= Black Belt (geological formation) =

Geological formation in the Southeastern United States

The Black Belt in physical geography is a roughly crescent-shaped geological formation of dark fertile soil in the Southern United States. It is about 300 mi long and up to 25 mi wide in c. east–west orientation, mostly in central Alabama and northeast Mississippi.

During the Cretaceous period, about 145 to 66 million years ago, most of what are now the central plains and the Southeastern United States were covered by shallow seas. Tiny marine plankton grew in those seas, and their carbonate skeletons accumulated into massive chalk formations. That chalk eventually became a fertile soil, highly suitable for growing crops. The Black Belt arc was the shoreline of one of those seas, where large amounts of chalk had collected in the shallow waters.

== History ==
Before the 19th century, this region was a mosaic of prairies and oak–hickory forest.

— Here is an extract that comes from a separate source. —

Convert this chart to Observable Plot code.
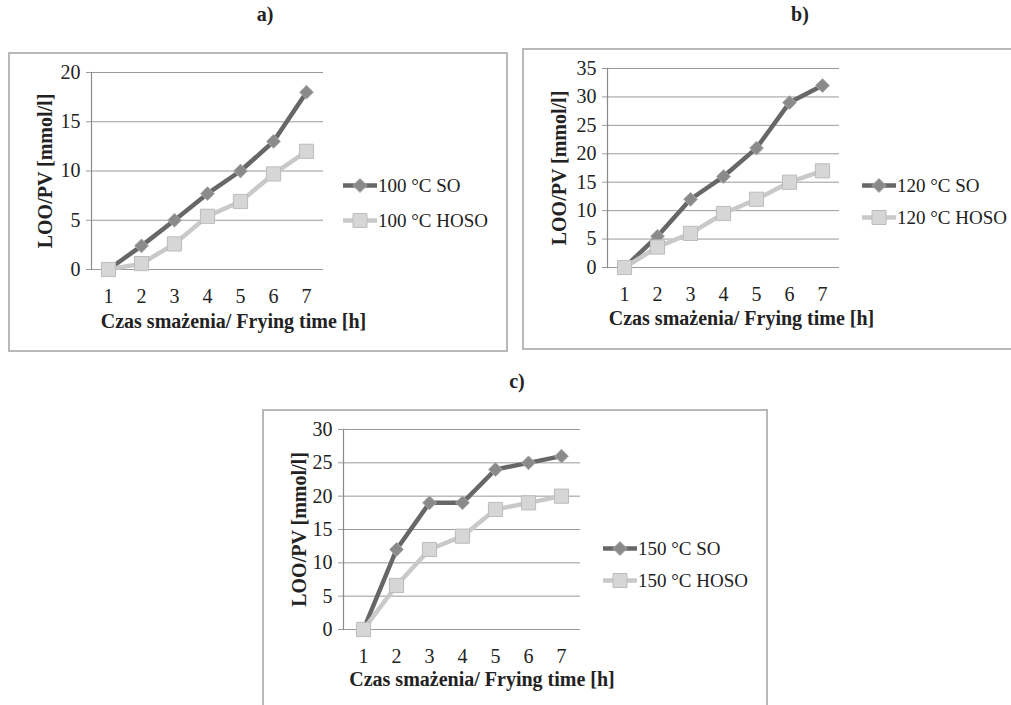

In the 1820s and 1830s, the region was identified as prime land for upland cotton plantations. Short-staple cotton did well here, and its profitable processing was made possible by invention of the cotton gin. It grew better in the upland regions than the long-staple cotton of the Low Country.

===Socioeconomic region===

After 1865, Black Belt was sometimes used to describe a geopolitical region, much as the terms Snow Belt, Rust Belt, Sun Belt, and Bible Belt are used today. Booker T. Washington wrote in his 1901 autobiography
I have often been asked to define the term "Black Belt". So far as I can learn, the term was first used to designate a part of the country which was distinguished by the colour of the soil. The part of the country possessing this thick, dark, and naturally rich soil was, of course, the part of the South where the slaves were most profitable, and consequently they were taken there in the largest numbers. Later, and especially since the war, the term seems to be used wholly in a political sense—that is, to designate the counties where the black people outnumber the white.

Since the 1920s the term Black Belt fell out of favor as a term outside of the specialized field of physical geology, but various authors have written about the fact that the Black Belt geographical formation contained a large number of slaves before the American Civil War, many of whom worked the cotton plantations. Some publications still use the phrase to refer to the geopolitical region.